Sift the listing for lines that hold the string "this" and pull them out.

▸ DATA ROWS:
----------------------------------------

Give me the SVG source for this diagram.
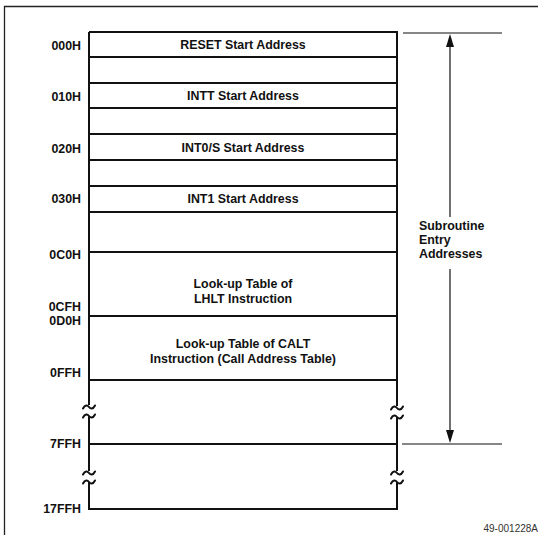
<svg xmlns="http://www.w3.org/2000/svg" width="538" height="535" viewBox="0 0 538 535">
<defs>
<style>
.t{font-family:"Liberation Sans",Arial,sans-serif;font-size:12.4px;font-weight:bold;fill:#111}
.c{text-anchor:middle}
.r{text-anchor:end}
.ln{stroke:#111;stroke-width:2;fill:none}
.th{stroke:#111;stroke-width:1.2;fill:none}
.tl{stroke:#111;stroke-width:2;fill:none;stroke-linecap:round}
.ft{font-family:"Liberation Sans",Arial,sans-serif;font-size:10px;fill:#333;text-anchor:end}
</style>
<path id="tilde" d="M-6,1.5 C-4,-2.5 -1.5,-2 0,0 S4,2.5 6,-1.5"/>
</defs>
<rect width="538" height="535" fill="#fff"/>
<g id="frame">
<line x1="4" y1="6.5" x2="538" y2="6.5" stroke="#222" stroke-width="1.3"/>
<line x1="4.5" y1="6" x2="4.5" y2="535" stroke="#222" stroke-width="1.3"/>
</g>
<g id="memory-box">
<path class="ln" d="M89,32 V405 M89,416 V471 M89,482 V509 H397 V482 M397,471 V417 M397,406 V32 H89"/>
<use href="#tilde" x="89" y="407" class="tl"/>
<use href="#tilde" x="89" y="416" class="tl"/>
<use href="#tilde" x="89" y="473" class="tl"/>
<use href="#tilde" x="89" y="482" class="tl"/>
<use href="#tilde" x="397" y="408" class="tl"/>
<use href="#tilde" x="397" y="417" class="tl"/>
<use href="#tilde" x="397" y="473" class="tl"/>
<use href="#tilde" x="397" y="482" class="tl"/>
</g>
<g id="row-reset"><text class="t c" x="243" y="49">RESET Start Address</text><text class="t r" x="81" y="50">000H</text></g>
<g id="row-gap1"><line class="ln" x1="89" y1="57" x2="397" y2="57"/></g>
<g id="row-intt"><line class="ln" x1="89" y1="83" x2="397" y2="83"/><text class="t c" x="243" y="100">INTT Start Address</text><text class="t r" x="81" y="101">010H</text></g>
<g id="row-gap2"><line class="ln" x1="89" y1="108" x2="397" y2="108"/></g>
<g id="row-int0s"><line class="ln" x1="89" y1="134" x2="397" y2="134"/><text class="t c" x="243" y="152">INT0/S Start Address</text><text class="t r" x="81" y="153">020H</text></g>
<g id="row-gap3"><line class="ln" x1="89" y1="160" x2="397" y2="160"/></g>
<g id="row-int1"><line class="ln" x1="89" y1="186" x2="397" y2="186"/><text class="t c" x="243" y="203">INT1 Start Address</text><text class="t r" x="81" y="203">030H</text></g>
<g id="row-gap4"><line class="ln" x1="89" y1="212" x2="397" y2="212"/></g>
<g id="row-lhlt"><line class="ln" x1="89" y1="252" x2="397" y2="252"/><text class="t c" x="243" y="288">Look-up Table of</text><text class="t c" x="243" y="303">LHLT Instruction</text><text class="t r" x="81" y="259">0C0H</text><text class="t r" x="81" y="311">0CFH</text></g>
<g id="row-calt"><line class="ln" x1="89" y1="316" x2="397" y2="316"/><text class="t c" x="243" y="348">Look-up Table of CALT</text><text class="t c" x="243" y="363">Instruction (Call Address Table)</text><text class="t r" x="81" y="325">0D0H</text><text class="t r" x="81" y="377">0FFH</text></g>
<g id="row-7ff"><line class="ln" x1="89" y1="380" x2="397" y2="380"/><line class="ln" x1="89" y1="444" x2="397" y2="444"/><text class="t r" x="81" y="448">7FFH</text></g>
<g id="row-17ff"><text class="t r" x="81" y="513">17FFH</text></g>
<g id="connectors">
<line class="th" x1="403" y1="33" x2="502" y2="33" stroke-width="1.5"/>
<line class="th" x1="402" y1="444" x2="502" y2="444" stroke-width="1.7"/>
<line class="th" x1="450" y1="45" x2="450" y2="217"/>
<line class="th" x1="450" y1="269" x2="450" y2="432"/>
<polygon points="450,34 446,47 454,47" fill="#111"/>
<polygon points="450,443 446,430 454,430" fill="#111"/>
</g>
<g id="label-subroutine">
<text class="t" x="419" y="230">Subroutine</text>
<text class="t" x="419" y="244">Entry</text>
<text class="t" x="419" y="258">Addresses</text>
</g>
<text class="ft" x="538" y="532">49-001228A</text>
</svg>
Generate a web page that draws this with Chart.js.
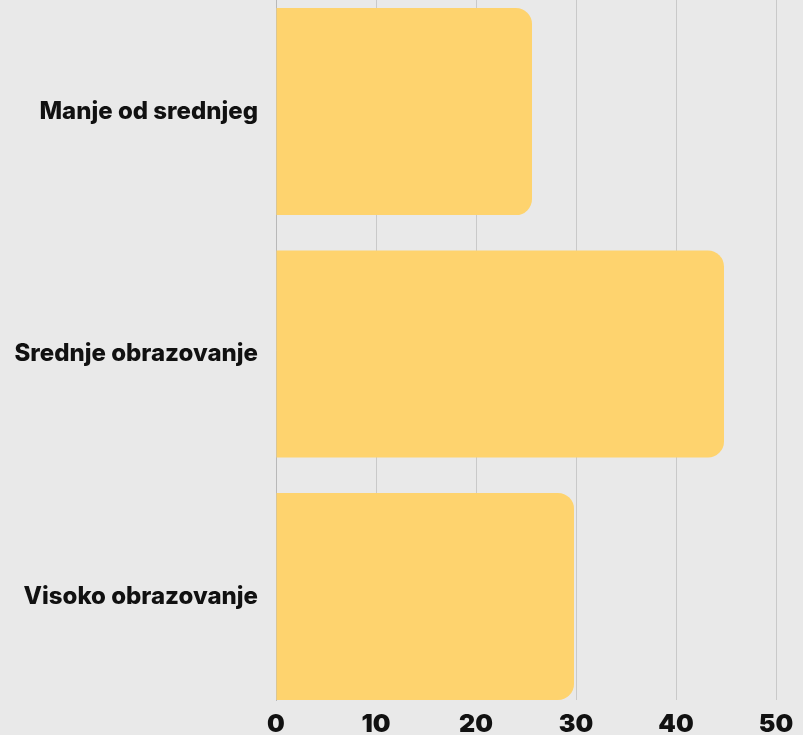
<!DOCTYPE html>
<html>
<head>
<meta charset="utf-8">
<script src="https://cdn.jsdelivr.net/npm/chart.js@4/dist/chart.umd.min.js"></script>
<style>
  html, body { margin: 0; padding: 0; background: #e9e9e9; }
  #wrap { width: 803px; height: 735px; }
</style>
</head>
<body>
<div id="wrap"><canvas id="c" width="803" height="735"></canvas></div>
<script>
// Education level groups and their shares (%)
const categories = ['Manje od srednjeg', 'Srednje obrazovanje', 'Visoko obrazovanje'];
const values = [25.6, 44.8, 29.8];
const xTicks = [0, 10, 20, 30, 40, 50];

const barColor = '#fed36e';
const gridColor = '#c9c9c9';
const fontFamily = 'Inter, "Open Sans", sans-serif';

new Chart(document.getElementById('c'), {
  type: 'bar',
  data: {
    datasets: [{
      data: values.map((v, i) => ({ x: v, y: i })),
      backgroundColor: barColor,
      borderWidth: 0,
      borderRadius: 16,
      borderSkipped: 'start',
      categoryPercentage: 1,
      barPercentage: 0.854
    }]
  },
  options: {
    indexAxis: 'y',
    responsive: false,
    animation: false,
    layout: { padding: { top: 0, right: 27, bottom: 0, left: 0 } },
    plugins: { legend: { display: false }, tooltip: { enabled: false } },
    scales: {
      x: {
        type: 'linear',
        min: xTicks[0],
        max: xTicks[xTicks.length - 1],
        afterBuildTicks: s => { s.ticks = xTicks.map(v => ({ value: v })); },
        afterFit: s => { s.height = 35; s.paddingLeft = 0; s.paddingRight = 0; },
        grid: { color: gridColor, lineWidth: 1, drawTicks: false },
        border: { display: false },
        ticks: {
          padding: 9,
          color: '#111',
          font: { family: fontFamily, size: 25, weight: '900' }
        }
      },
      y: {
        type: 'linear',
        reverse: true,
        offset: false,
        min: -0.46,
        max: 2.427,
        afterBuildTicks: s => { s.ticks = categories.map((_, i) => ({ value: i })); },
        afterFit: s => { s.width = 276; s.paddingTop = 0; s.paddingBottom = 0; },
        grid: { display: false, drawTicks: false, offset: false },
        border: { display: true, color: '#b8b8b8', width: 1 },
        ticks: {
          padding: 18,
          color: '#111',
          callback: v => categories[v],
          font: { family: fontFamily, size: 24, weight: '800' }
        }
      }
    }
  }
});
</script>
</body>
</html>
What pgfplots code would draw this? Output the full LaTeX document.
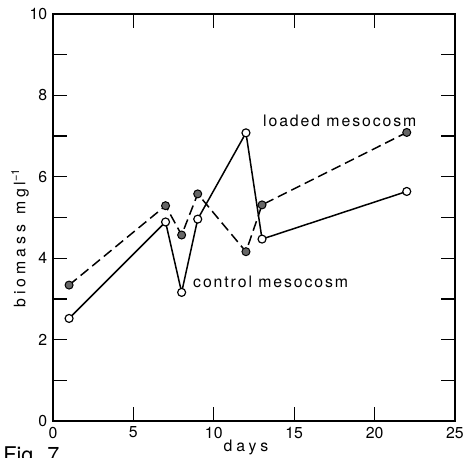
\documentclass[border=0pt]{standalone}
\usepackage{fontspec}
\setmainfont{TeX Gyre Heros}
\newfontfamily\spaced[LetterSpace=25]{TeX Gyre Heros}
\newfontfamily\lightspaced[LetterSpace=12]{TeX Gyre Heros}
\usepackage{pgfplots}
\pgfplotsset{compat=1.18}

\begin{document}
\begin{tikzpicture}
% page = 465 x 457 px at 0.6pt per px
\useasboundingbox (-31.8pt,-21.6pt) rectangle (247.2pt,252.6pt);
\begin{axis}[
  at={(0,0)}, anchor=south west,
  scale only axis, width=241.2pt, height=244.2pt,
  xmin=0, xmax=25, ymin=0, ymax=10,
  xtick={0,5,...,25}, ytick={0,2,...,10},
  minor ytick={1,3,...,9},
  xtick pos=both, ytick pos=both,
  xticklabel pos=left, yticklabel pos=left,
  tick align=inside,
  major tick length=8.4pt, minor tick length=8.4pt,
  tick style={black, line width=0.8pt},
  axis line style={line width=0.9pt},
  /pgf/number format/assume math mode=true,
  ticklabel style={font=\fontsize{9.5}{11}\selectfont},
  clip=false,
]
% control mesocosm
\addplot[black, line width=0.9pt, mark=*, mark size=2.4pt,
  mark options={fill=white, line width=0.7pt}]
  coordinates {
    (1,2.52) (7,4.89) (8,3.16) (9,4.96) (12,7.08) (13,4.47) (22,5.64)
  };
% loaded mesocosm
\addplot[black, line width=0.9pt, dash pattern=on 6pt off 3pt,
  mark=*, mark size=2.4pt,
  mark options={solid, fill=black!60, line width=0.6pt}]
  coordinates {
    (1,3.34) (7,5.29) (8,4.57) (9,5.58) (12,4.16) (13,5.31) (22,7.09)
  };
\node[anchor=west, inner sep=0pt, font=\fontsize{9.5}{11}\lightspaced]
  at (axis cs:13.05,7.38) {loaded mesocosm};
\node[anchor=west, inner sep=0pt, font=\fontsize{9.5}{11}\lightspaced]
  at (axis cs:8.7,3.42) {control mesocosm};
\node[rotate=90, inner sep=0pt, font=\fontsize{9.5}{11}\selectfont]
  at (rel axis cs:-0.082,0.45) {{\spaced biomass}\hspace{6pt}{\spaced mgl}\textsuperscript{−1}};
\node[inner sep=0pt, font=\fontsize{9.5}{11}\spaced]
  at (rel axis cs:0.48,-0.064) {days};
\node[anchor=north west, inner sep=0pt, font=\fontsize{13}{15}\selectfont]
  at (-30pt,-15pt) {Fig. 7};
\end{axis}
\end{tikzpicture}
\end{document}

----------------------------------------

▸ SOLVED PROBLEM:
Give me the SVG source for this diagram.
Generate a web page that draws this with Chart.js.
What pgfplots code would draw this? Output the full LaTeX document.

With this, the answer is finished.